The days wore on, and the temps were near perfect.  I haven’t bouldered this consistently in 8 months!  But to my surprise my skin actually held up quite well.  It was funny to be bouldering after such a long concentrated stint of sport climbing.  I found myself trying to rapid-fire problems and then getting exhausted and feeling as if my body was going to disintegrate and realizing that I could not stamina my way through the projects.  I had to get back into that bouldering mindset of patience and intense focus on each attempt, instead of the sport climbing approach which is usually just to wear down the climb.  With the exception of my skin, everything else kind of went the way of the buffalo; my muscles became extremely fatigued as well as my mentality.  I started the trip feeling very strong and motivated to try hard and ended the trip ready to crawl back into the womb and lick my wounds.  Besides getting pretty royally shut down on almost everything I got on I also took a nice little tumble after miss-judging a foot placement on a moss covered rock.  Luckily I know how to fall with a crash pad on and came out the other side with a heavily bruised and scraped up shin.  Squamish + beer  = messed up lower extremities.

The only thing that really stuck in my craw is falling off the very last move of Mantra, especially after seeing like 4-5 people hike it right in front of me.  I was so bummed when I reached that point in the session when I just knew I had nothing left in the tank.  Oh well, I’m not going anywhere and neither is it. 

 




And then, a massive Gibb's Cave session broke out.  HOORAY for the LAST DAY!




This chick CRUSHED.  She was working some heinous looking power endurance monster of a problem whose name escapes me, but it went at V.10 and we watched her three times in a row climb from the depths of this beast all the way to the last move and fall.  She was pissed.  We were in awe.


Kevin crushed Gibb's after using Forest's heel hook beta.

Forest contemplates his status as 'intern'.

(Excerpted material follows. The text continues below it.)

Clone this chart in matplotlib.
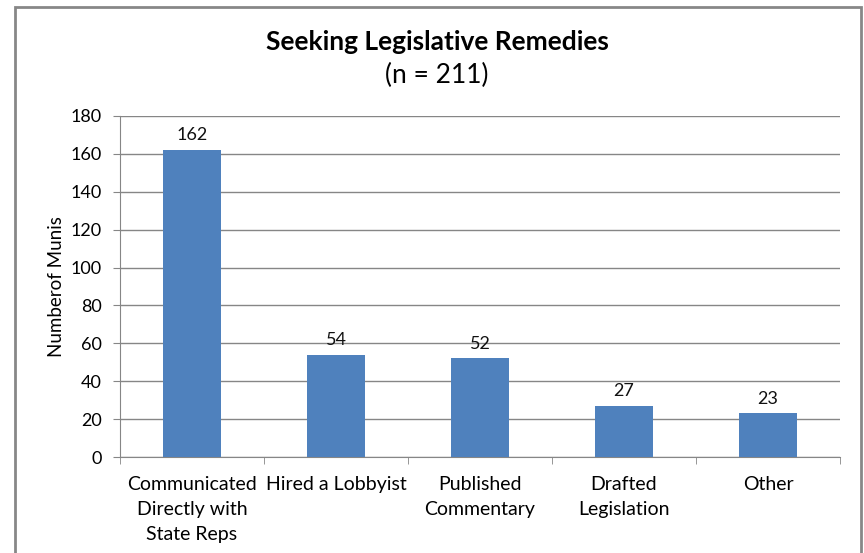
import matplotlib.pyplot as plt
from matplotlib.patches import Rectangle

categories = ['Communicated\nDirectly with\nState Reps', 'Hired a Lobbyist',
              'Published\nCommentary', 'Drafted\nLegislation', 'Other']
counts = [162, 54, 52, 27, 23]
yticks = [0, 20, 40, 60, 80, 100, 120, 140, 160, 180]

plt.rcParams['font.family'] = ['Lato', 'DejaVu Sans']

fig = plt.figure(figsize=(8.64, 5.53), dpi=100)
ax = fig.add_axes([120 / 864, 96 / 553, 720 / 864, 341 / 553])

x = list(range(len(categories)))
ax.bar(x, counts, width=0.4, color='#4f81bd', zorder=3)
for xi, v in zip(x, counts):
    ax.text(xi, v + 3.5, str(v), ha='center', va='bottom', fontsize=13, color='#111111')

ax.set_xlim(-0.5, len(categories) - 0.5)
ax.set_ylim(0, 180)
ax.set_yticks(yticks)
ax.set_xticks(x)
ax.set_xticklabels(categories, fontsize=14, linespacing=1.55)
ax.set_xticks([i - 0.5 for i in range(len(categories) + 1)], minor=True)
ax.tick_params(axis='x', which='major', length=0, pad=14)
ax.tick_params(axis='x', which='minor', length=5, color='#868686')
ax.tick_params(axis='y', length=5, color='#868686', labelsize=13, pad=8)
ax.yaxis.grid(True, color='#868686', linewidth=1, zorder=0)

for side in ['top', 'right']:
    ax.spines[side].set_visible(False)
for side in ['left', 'bottom']:
    ax.spines[side].set_color('#868686')
ax.set_ylabel('Numberof Munis', fontsize=13.5, labelpad=4)

fig.text(437 / 864, 1 - 42 / 553, 'Seeking Legislative Remedies', ha='center', va='center',
         fontsize=19, fontweight='bold')
fig.text(437 / 864, 1 - 75 / 553, '(n = 211)', ha='center', va='center', fontsize=19)

fig.patches.append(Rectangle((15 / 864, -0.05), 846 / 864, 1.05 - 7 / 553,
                             transform=fig.transFigure, fill=False,
                             edgecolor='#878787', linewidth=2))

fig.savefig('out.png', dpi=100)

Billis is the strongest gumbie I've ever climbed.  I have no problem admitting that she is most likely stronger than I am.

 
A lot of things have changed in Squamish since I first started going there back in 2007.  The paved climbers parking lot is pretty sweet, the extra pit toilets are divine, the slack lining area and the picnic tables that you can cook breakfast/lunch/and dinner at are awesome, the spigot for water and cleaning dishes, the spill over lots that you can park in and sleep in for free are awesome as well (even though I heard rumors of a ranger asking people to leave in the evening and possibly threatening a ticket, I slept in my car un-harassed both nights); but some things never change like running into several people I have met over the years in Bishop, the Red, or even from the gym back in Seattle, trying to figure out how to grab those Squamish non-holds just right so that they actually feel like a hold, and waking up to the looming presence of the Chief and staring out over the sound, two immaculate enormities whose presence both draws you in and intimidates you, beckons and expels.  This trip was good for many reasons but the one that sticks out in my mind is how connected you feel to the people around you and the people you climb, eat, spot, laugh, get frustrated with, and share in the joy with at the end of the day.  I love my friends.  I noticed at every breakfast we were the group laughing the hardest, we were the group taking everything and nothing seriously, we were the group succeeding and failing and moving on to the next challenge unscathed (unless of course you slip on a moss covered rock and fuck your shin up).  Home is where the heart is for sure.  And my heart is infinitely broken and mended amongst the rocks,  the dripping benches of rest day rain, the condensation of a night long sleep induced malaise of stale beer breath and re-hashed breakfast mash, the stunned brilliance of contrasting light fading into the depths of razor sharp chasms, the quick exhalations filled with relaxed energy and tense expectation, and the reincarnation of Dahli’s melting clocks that neither placate nor pretend to bend to our predestined explanation of what time is and can be for ourselves re-forged in a new dimension lost to the persnickety minds that wish to suffocate us amongst tiny boxes upon a hillside.